THE student in the center of an exam scandal in southwest China's Chongqing said he had forgiven his father for a "goodwill" mistake that cost him his chance at college even though he was the top scorer in the municipality this year.

"I know that was a mistake out of love," He Chuanyang, who scored 659 points out of a total of 750 points, was quoted as saying by Shanghai Morning Post yesterday. The score could secure him a place in any prestigious university in China.

It had never occurred to He's family that a mistake his father made when the boy was 14 would backfire.

The father, He Yeda, changed his son's ethnic status from Han Chinese to Tujia to secure 20 extra preferential points for ethnic minorities and a bigger chance to go into a prestigious outlet in the college entrance examination, which has been called the turning point in all Chinese students' lives.

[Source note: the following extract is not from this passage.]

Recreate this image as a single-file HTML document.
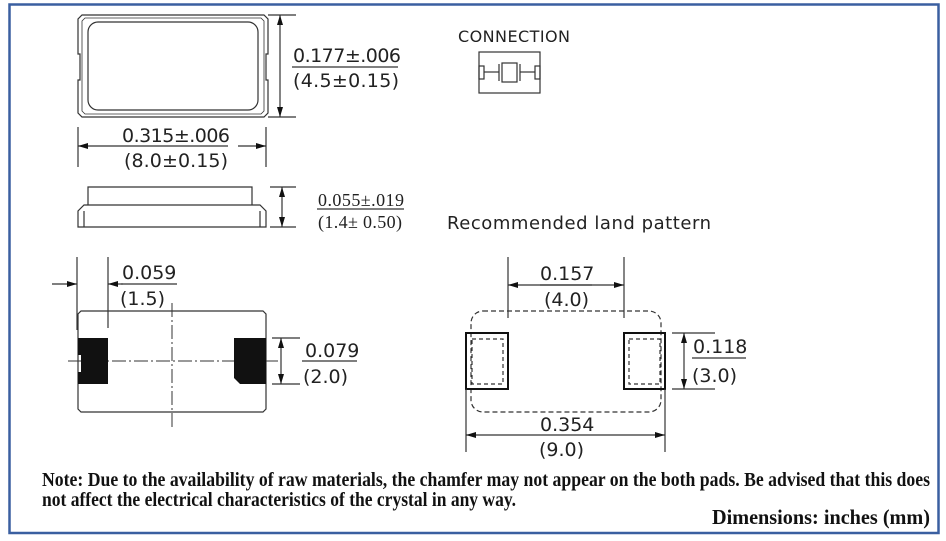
<!DOCTYPE html>
<html><head><meta charset="utf-8"><style>
html,body{margin:0;padding:0;background:#fff;}
svg{display:block;}
.d{font-family:"DejaVu Sans","Liberation Sans",sans-serif;font-size:19px;fill:#222;}
.s{font-family:"Liberation Serif",serif;font-size:18px;fill:#222;}
.n{font-family:"Liberation Serif",serif;font-weight:bold;font-size:20px;fill:#111;}
</style></head><body>
<svg width="946" height="541" viewBox="0 0 946 541" xmlns="http://www.w3.org/2000/svg">
<defs>
<marker id="a" viewBox="0 0 10 6" refX="10" refY="3" markerWidth="12" markerHeight="6" orient="auto-start-reverse" markerUnits="userSpaceOnUse"><path d="M0,0 L10,3 L0,6 z" fill="#111"/></marker>
</defs>
<rect x="9.5" y="4.5" width="929" height="528.5" fill="none" stroke="#3a5fa0" stroke-width="2.5"/>
<g fill="none" stroke="#333" stroke-width="1.2">
<path d="M82,15 H264 L268,19 V54 H266 V80 H268 V113 L264,117 H82 L78,113 V80 H80 V54 H78 V19 Z"/>
<path d="M85,18 H261 L264,21 V111 L261,114 H85 L82,111 V21 Z" stroke-width="0.8"/>
<rect x="88" y="22" width="170" height="88" rx="10"/>
<line x1="268" y1="15" x2="296" y2="15"/><line x1="268" y1="117" x2="296" y2="117"/>
<line x1="280" y1="15" x2="280" y2="117" marker-start="url(#a)" marker-end="url(#a)"/>
<line x1="292" y1="67" x2="398" y2="67"/>
<line x1="78" y1="127" x2="78" y2="167"/><line x1="266" y1="127" x2="266" y2="167"/>
<line x1="78" y1="146" x2="228" y2="146" marker-start="url(#a)"/>
<line x1="238" y1="146" x2="266" y2="146" marker-end="url(#a)"/>
<path d="M88,205 V187 H252 V205"/>
<path d="M78,227 V211 L84,205 H260 L266,211 V227 Z"/>
<line x1="84" y1="211" x2="84" y2="227"/><line x1="260" y1="211" x2="260" y2="227"/>
<line x1="270" y1="187" x2="296" y2="187"/><line x1="270" y1="227" x2="296" y2="227"/>
<line x1="282" y1="187" x2="282" y2="227" marker-start="url(#a)" marker-end="url(#a)"/>
<line x1="317" y1="209" x2="404" y2="209"/>
<path d="M81,311 H263 L266,314 V409 L263,412 H81 L78,409 V314 Z"/>
<g stroke-dasharray="14,3,2,3" stroke-width="1">
<line x1="68" y1="361" x2="278" y2="361"/><line x1="172" y1="303" x2="172" y2="430"/></g>
<line x1="77" y1="257" x2="77" y2="330"/><line x1="108" y1="257" x2="108" y2="328"/>
<line x1="52" y1="284" x2="77" y2="284" marker-end="url(#a)"/>
<line x1="123" y1="284" x2="108" y2="284" marker-end="url(#a)"/>
<line x1="121" y1="284" x2="177" y2="284"/>
<line x1="272" y1="338" x2="300" y2="338"/><line x1="272" y1="384" x2="300" y2="384"/>
<line x1="281" y1="338" x2="281" y2="384" marker-start="url(#a)" marker-end="url(#a)"/>
<line x1="302" y1="361" x2="357" y2="361"/>
<rect x="471" y="311" width="190" height="101" rx="12" stroke-dasharray="5,3"/>
<rect x="466" y="333" width="42" height="56" stroke="#111" stroke-width="2"/>
<rect x="624" y="333" width="41" height="56" stroke="#111" stroke-width="2"/>
<rect x="472" y="339" width="31" height="45" stroke-dasharray="4,3"/>
<rect x="629" y="339" width="31" height="45" stroke-dasharray="4,3"/>
<line x1="508" y1="257" x2="508" y2="318"/><line x1="624" y1="257" x2="624" y2="318"/>
<line x1="508" y1="285" x2="624" y2="285" marker-start="url(#a)" marker-end="url(#a)"/>
<line x1="540" y1="285" x2="592" y2="285"/>
<line x1="672" y1="333" x2="715" y2="333"/><line x1="672" y1="389" x2="715" y2="389"/>
<line x1="684" y1="333" x2="684" y2="389" marker-start="url(#a)" marker-end="url(#a)"/>
<line x1="692" y1="358" x2="746" y2="358"/>
<line x1="466" y1="389" x2="466" y2="452"/><line x1="665" y1="389" x2="665" y2="452"/>
<line x1="466" y1="435" x2="665" y2="435" marker-start="url(#a)" marker-end="url(#a)"/>
<rect x="479" y="52" width="61" height="41"/>
<rect x="479" y="66" width="5" height="13"/><rect x="535" y="66" width="5" height="13"/>
<line x1="484" y1="72" x2="499" y2="72"/><line x1="520" y1="72" x2="535" y2="72"/>
<line x1="499" y1="64" x2="499" y2="81"/><line x1="520" y1="64" x2="520" y2="81"/>
<rect x="502" y="63" width="15" height="19"/>
</g>
<path d="M78,338 H108 V384 H78 V372 H81 V355 H78 Z" fill="#111"/>
<path d="M234,338 H266 V384 H240 L234,378 Z" fill="#111"/>
<text class="d" x="293" y="62" textLength="108">0.177±.006</text>
<text class="d" x="293" y="87" textLength="106">(4.5±0.15)</text>
<text class="d" x="122" y="142" textLength="108">0.315±.006</text>
<text class="d" x="124" y="167" textLength="104">(8.0±0.15)</text>
<text class="s" x="318" y="206" textLength="86">0.055±.019</text>
<text class="s" x="318" y="228" textLength="84">(1.4± 0.50)</text>
<text class="d" x="122" y="279">0.059</text>
<text class="d" x="120" y="305">(1.5)</text>
<text class="d" x="305" y="357">0.079</text>
<text class="d" x="303" y="383">(2.0)</text>
<text class="d" x="458" y="42" style="font-size:16px" textLength="112">CONNECTION</text>
<text class="d" x="447" y="229" style="font-size:18px" textLength="264">Recommended land pattern</text>
<text class="d" x="540" y="280">0.157</text>
<text class="d" x="544" y="306">(4.0)</text>
<text class="d" x="693" y="353">0.118</text>
<text class="d" x="692" y="382">(3.0)</text>
<text class="d" x="540" y="431">0.354</text>
<text class="d" x="539" y="456">(9.0)</text>
<text class="n" x="42" y="486" textLength="888" lengthAdjust="spacingAndGlyphs">Note:  Due to the availability of raw materials, the chamfer may not appear on the both pads.  Be advised that this does</text>
<text class="n" x="42" y="506" textLength="474" lengthAdjust="spacingAndGlyphs">not affect the electrical characteristics of the crystal in any way.</text>
<text class="n" x="712" y="524" style="font-size:21px" textLength="218" lengthAdjust="spacingAndGlyphs">Dimensions: inches (mm)</text>
</svg>
</body></html>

"I had been kept in the dark," the boy was quoted as saying. "I couldn't believe my ears when my father told me about it."

Lu Lingqiong, the boy's mother, said: "We were afraid he would become idle if he knew about the extra points."

In 1991, He Chuanyang was born in a successful family in his hometown in Wushan County, Chongqing. His father and mother were civil servants.

He showed a brilliant mind in the very early stages of his life.

He went into Nankai High School with the fourth-highest points in the High School Entrance Exam in his county.

Nankai High, established by famous educator Zhang Bocen, was generally deemed a guarantee for students to go on to fine colleges.

All that is gone for He Chuanyang. He's father has now been removed from his post as head of Wushan County's college entrance examination office and the mother was also temporarily removed from the post of deputy director of the Communist Party of China Wushan County Committee's organization department.

When the public, via the Internet, welcomed the punishment meted out to the gentle 17-year-old boy, he endured many sleepless nights.

He Chuanyang has already been denied access to Hong Kong University.

"I always knew there would be a bumpy life ahead of me; I just didn't see the traps coming so early ... I am only 17," He Chuanyang told Shanghai Morning Post, responding to people's concerns on his future life.

"My life will go on. And may everyone learn a lesson from me."